(Charts and diagrams as code)
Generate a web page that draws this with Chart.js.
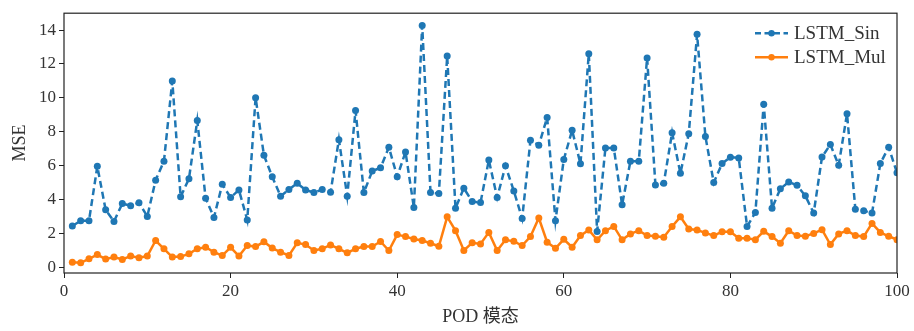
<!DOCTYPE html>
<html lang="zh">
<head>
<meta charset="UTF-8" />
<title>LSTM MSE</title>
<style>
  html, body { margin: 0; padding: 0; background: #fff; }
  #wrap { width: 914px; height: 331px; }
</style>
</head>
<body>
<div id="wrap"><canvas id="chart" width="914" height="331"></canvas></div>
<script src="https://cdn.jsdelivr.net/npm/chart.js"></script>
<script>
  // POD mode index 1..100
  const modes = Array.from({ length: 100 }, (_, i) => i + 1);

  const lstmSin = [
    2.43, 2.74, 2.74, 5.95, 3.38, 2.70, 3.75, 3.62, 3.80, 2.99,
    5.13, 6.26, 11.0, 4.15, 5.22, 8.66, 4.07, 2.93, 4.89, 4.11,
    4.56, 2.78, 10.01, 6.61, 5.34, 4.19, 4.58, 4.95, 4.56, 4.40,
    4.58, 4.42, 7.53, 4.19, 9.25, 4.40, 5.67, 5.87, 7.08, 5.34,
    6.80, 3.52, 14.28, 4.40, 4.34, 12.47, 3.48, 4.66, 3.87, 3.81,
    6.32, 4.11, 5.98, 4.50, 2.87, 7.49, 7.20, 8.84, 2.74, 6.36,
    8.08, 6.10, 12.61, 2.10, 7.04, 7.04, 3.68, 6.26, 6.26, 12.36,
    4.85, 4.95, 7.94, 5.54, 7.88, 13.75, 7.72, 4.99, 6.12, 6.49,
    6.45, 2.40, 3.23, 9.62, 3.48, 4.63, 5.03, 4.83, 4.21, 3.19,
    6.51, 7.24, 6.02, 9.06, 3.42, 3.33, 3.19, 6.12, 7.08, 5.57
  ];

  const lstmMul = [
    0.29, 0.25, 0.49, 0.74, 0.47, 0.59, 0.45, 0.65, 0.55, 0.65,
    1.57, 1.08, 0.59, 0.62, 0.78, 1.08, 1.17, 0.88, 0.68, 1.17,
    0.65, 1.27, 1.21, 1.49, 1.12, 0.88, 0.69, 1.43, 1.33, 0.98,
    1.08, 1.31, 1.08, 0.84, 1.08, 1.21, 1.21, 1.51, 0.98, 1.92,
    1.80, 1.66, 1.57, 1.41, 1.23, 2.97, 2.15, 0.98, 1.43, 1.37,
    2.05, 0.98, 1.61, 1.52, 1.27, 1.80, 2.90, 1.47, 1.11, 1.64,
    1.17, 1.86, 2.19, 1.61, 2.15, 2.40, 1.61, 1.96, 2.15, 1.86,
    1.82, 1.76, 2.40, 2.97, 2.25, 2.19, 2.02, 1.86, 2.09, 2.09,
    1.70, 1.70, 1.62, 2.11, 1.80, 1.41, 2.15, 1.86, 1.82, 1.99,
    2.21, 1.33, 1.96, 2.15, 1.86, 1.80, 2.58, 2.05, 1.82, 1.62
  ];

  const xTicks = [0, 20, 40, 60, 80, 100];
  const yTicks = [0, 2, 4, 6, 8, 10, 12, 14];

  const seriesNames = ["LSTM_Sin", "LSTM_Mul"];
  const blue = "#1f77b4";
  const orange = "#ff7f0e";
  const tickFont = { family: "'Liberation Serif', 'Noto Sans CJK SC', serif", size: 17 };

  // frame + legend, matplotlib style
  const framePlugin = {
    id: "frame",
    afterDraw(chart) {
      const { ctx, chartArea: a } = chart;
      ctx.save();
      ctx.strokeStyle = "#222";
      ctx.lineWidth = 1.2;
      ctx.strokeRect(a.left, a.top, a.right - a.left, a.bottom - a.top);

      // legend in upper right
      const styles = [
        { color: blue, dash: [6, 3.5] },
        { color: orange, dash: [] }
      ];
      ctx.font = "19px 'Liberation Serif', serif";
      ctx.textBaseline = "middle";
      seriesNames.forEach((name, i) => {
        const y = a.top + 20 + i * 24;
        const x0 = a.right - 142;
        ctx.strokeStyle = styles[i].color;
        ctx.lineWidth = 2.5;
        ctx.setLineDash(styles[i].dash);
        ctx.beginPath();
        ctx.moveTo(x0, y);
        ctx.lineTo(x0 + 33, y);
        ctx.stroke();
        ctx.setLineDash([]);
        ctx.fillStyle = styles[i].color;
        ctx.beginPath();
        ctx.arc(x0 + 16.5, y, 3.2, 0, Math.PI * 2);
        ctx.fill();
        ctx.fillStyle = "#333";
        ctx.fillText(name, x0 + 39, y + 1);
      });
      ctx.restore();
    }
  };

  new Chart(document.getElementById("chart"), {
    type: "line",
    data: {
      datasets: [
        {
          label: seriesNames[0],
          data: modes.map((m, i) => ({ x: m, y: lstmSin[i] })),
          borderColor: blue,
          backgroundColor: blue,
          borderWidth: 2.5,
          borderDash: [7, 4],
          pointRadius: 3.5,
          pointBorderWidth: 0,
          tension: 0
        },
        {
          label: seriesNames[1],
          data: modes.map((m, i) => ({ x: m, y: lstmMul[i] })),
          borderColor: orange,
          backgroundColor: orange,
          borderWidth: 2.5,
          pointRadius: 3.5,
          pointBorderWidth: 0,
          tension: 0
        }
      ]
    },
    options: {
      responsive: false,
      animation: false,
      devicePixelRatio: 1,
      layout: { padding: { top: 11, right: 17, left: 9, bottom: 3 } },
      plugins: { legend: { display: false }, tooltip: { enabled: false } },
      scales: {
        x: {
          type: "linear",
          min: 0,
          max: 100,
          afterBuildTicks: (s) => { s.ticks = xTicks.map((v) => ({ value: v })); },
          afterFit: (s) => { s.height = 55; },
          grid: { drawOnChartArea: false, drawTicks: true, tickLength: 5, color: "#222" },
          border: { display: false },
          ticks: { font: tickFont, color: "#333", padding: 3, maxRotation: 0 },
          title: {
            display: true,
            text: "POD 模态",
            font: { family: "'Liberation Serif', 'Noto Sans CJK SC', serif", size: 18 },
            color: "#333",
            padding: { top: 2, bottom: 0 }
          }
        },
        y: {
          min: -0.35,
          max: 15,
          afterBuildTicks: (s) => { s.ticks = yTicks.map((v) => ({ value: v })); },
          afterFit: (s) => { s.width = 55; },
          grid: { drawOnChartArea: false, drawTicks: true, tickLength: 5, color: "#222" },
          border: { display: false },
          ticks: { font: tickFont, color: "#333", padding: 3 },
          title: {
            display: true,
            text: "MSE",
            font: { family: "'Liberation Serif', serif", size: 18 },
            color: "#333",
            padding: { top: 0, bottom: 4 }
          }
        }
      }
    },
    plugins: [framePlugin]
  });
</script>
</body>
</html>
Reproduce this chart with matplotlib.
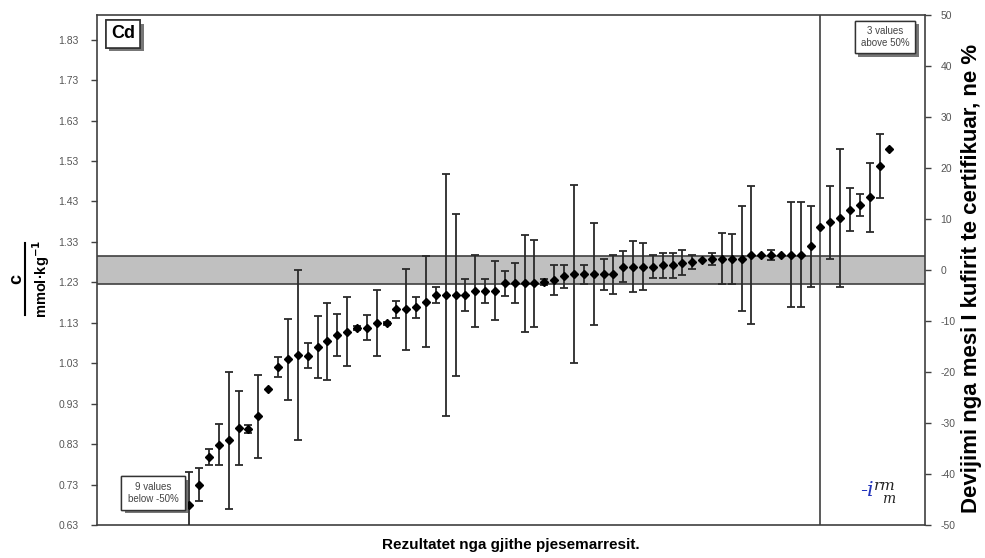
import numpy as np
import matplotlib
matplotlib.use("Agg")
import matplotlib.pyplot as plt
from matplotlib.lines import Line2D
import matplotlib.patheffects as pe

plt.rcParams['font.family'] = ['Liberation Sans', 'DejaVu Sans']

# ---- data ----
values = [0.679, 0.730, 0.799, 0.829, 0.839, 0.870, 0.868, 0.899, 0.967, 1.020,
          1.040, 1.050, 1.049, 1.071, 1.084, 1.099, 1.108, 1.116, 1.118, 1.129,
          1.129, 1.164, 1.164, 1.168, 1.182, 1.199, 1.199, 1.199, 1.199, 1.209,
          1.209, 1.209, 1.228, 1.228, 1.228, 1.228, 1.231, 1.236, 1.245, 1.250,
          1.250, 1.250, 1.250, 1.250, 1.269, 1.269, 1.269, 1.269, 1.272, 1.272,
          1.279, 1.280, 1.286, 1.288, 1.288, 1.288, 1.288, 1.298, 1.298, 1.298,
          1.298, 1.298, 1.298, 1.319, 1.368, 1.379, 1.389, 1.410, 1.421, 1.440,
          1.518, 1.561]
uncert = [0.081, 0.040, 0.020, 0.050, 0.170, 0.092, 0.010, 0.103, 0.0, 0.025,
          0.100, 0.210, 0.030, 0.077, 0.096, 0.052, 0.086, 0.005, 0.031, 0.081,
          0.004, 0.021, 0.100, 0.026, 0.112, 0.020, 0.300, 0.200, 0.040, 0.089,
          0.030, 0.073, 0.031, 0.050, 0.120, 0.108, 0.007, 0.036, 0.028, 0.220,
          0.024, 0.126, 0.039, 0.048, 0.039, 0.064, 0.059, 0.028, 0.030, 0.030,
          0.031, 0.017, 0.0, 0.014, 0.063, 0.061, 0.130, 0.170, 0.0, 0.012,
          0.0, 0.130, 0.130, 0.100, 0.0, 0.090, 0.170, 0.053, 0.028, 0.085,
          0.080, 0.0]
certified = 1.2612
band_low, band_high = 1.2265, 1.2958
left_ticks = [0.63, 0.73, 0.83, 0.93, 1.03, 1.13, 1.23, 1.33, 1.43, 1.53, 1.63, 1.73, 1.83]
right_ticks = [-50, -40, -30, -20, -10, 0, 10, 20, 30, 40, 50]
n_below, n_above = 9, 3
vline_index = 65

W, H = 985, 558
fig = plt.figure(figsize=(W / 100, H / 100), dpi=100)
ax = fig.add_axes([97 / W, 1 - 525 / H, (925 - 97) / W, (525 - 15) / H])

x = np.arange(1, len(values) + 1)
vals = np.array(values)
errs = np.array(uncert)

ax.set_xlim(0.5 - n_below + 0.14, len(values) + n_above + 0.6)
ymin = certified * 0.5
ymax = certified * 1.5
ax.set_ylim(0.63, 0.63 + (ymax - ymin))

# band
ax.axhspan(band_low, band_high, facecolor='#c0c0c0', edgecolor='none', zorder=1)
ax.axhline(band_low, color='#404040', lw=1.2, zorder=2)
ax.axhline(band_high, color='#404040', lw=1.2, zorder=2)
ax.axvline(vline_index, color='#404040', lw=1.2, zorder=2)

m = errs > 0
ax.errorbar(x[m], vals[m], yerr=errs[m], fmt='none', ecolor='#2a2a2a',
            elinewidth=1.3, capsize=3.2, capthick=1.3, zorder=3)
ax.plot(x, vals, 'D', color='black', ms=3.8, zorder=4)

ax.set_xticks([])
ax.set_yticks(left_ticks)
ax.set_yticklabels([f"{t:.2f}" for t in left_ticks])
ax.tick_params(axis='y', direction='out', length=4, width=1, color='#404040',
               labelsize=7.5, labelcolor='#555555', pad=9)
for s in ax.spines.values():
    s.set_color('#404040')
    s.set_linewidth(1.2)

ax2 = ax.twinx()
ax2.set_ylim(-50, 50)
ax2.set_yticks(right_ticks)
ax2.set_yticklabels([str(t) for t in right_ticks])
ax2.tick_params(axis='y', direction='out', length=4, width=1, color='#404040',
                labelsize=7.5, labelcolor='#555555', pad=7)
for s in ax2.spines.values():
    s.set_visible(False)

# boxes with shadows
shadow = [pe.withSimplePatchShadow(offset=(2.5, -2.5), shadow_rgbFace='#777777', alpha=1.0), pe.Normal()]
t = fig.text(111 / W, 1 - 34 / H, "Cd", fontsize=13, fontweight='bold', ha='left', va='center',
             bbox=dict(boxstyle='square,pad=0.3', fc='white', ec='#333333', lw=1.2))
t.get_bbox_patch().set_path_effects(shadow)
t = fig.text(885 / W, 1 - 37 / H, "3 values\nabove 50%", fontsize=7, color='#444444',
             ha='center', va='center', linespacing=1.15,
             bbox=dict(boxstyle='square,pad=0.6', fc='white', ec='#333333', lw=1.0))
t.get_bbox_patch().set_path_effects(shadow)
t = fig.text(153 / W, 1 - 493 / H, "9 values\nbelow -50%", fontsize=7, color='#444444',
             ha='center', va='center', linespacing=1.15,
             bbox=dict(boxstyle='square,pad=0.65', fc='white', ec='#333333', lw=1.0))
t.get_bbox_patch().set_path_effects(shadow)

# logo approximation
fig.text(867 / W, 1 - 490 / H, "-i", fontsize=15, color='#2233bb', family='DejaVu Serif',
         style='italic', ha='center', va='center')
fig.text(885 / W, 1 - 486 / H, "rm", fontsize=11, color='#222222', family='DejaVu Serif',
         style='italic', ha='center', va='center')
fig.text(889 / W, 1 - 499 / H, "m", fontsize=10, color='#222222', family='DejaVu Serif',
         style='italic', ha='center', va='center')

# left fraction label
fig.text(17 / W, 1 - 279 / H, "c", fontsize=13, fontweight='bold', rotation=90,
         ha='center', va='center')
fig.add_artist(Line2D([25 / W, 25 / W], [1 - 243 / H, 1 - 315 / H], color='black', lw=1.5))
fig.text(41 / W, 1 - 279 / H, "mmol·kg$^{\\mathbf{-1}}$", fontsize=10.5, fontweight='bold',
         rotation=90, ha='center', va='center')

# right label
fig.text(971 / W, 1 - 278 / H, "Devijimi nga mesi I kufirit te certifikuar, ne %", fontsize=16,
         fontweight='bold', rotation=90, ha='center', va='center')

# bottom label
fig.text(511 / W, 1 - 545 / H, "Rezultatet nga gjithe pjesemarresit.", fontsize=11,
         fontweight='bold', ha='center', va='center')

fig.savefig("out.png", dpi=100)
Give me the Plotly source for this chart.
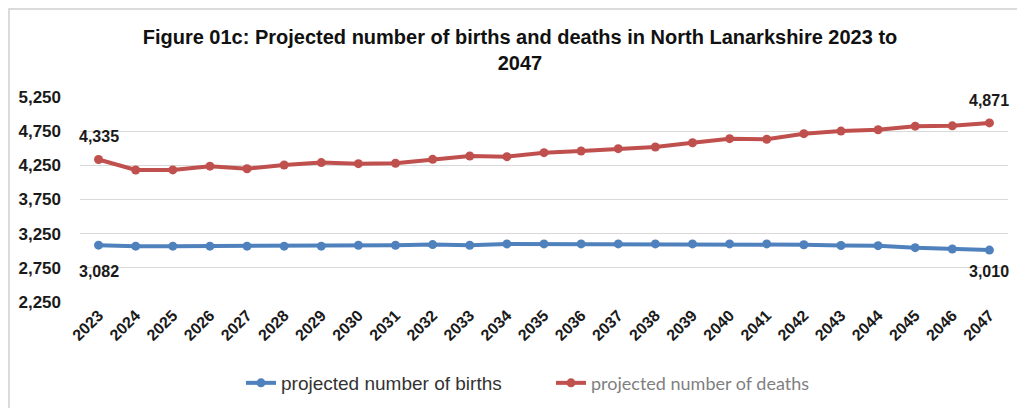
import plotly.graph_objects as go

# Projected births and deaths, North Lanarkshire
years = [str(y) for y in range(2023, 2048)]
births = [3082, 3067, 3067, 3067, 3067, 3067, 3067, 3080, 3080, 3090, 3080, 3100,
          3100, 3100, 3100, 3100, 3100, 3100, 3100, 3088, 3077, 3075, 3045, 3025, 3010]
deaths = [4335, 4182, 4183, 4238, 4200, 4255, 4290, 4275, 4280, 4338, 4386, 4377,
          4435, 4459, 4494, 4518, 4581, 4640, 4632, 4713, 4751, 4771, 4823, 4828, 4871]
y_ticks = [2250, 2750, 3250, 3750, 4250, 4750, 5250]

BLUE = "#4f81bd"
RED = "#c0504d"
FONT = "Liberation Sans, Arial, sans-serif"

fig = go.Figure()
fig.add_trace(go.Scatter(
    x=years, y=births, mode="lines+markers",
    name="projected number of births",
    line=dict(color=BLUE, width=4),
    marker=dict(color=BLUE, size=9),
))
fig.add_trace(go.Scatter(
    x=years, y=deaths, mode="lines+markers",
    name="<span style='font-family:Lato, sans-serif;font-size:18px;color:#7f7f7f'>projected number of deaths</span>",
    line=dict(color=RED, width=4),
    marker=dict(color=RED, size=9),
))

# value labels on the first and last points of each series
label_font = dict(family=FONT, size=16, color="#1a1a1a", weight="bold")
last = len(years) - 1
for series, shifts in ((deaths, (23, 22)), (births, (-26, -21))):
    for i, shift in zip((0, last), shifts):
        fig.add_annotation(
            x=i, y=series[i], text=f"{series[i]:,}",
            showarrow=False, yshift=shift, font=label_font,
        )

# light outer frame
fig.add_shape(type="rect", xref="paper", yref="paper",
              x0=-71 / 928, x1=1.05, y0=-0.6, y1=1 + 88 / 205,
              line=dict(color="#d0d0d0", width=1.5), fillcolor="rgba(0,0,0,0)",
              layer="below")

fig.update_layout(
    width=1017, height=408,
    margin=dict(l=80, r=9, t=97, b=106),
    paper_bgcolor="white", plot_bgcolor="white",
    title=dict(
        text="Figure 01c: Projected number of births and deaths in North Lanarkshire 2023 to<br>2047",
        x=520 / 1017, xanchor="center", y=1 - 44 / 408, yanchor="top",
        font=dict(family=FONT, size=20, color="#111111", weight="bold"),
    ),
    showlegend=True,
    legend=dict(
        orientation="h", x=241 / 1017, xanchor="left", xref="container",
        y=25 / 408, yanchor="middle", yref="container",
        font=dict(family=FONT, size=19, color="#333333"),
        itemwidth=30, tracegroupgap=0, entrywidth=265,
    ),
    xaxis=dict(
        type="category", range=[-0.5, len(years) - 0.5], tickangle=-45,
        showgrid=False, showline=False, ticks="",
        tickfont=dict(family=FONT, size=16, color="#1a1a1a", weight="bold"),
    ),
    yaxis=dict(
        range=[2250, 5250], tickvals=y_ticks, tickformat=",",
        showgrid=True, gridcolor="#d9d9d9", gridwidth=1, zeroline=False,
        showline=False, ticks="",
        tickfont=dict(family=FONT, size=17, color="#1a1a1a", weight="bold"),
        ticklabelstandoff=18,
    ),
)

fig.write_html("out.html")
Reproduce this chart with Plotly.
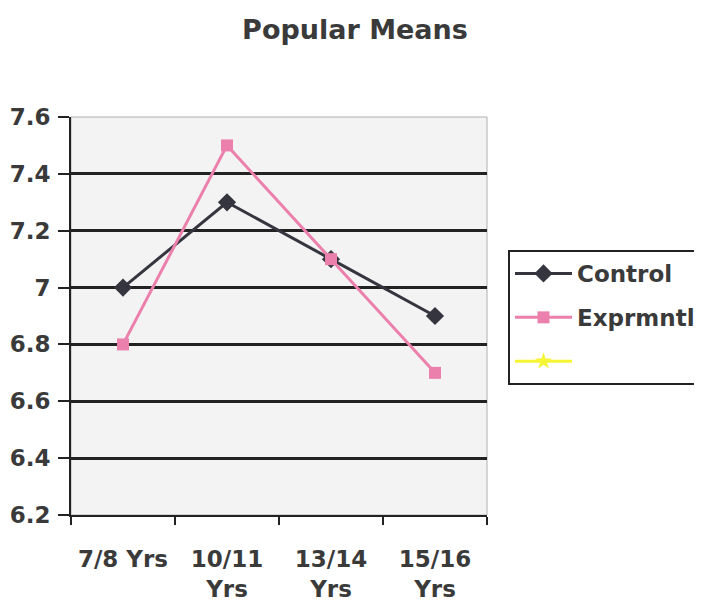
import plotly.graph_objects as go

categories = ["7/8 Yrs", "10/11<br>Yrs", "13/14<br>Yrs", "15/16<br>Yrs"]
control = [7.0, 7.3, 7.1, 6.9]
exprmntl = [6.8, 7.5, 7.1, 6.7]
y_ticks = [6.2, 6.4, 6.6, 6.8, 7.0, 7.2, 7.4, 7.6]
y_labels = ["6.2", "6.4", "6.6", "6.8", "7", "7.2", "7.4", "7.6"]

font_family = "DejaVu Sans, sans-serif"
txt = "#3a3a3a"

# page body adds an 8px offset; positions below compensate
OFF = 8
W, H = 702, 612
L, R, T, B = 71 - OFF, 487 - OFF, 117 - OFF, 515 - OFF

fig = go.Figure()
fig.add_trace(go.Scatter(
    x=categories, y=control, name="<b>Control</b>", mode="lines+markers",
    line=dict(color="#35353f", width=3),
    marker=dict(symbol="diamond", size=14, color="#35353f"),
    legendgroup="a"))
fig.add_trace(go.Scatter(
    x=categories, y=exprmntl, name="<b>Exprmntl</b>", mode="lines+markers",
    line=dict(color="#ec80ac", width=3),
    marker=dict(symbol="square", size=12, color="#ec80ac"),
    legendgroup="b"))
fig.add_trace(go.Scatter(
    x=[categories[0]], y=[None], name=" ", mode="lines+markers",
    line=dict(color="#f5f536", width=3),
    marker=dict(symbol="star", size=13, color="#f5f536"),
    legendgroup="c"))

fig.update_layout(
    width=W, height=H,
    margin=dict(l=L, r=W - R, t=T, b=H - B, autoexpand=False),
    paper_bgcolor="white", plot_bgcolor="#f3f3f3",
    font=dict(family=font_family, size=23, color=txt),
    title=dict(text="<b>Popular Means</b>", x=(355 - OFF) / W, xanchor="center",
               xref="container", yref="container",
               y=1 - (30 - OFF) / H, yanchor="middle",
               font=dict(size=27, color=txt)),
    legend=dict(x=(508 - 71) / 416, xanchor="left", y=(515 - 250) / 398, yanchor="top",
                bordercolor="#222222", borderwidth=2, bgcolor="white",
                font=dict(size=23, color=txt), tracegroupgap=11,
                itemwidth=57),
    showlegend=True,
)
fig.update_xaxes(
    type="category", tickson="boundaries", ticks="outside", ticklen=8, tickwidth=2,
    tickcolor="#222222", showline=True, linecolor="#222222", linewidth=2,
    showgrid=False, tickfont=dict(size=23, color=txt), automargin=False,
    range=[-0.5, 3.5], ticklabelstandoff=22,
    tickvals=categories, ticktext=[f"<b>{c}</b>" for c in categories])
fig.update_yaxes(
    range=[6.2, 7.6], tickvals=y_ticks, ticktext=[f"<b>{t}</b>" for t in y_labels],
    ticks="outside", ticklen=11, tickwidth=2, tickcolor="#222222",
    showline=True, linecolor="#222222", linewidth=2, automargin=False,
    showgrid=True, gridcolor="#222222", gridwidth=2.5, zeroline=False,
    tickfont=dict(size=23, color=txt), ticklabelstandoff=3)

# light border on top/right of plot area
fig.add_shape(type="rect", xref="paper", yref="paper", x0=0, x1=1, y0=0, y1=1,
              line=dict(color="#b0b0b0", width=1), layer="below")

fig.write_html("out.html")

--- Work to complete ---
Everything above from the line with "Give me the Plotly source for this chart." through the line with "y_ticks = [2250, 2750, 3250, 3750, 4250, 4750, 5250]" should be retyped exactly, and nothing else; omit pictures.

--- The response ---
Give me the Plotly source for this chart.
import plotly.graph_objects as go

# Projected births and deaths, North Lanarkshire
years = [str(y) for y in range(2023, 2048)]
births = [3082, 3067, 3067, 3067, 3067, 3067, 3067, 3080, 3080, 3090, 3080, 3100,
          3100, 3100, 3100, 3100, 3100, 3100, 3100, 3088, 3077, 3075, 3045, 3025, 3010]
deaths = [4335, 4182, 4183, 4238, 4200, 4255, 4290, 4275, 4280, 4338, 4386, 4377,
          4435, 4459, 4494, 4518, 4581, 4640, 4632, 4713, 4751, 4771, 4823, 4828, 4871]
y_ticks = [2250, 2750, 3250, 3750, 4250, 4750, 5250]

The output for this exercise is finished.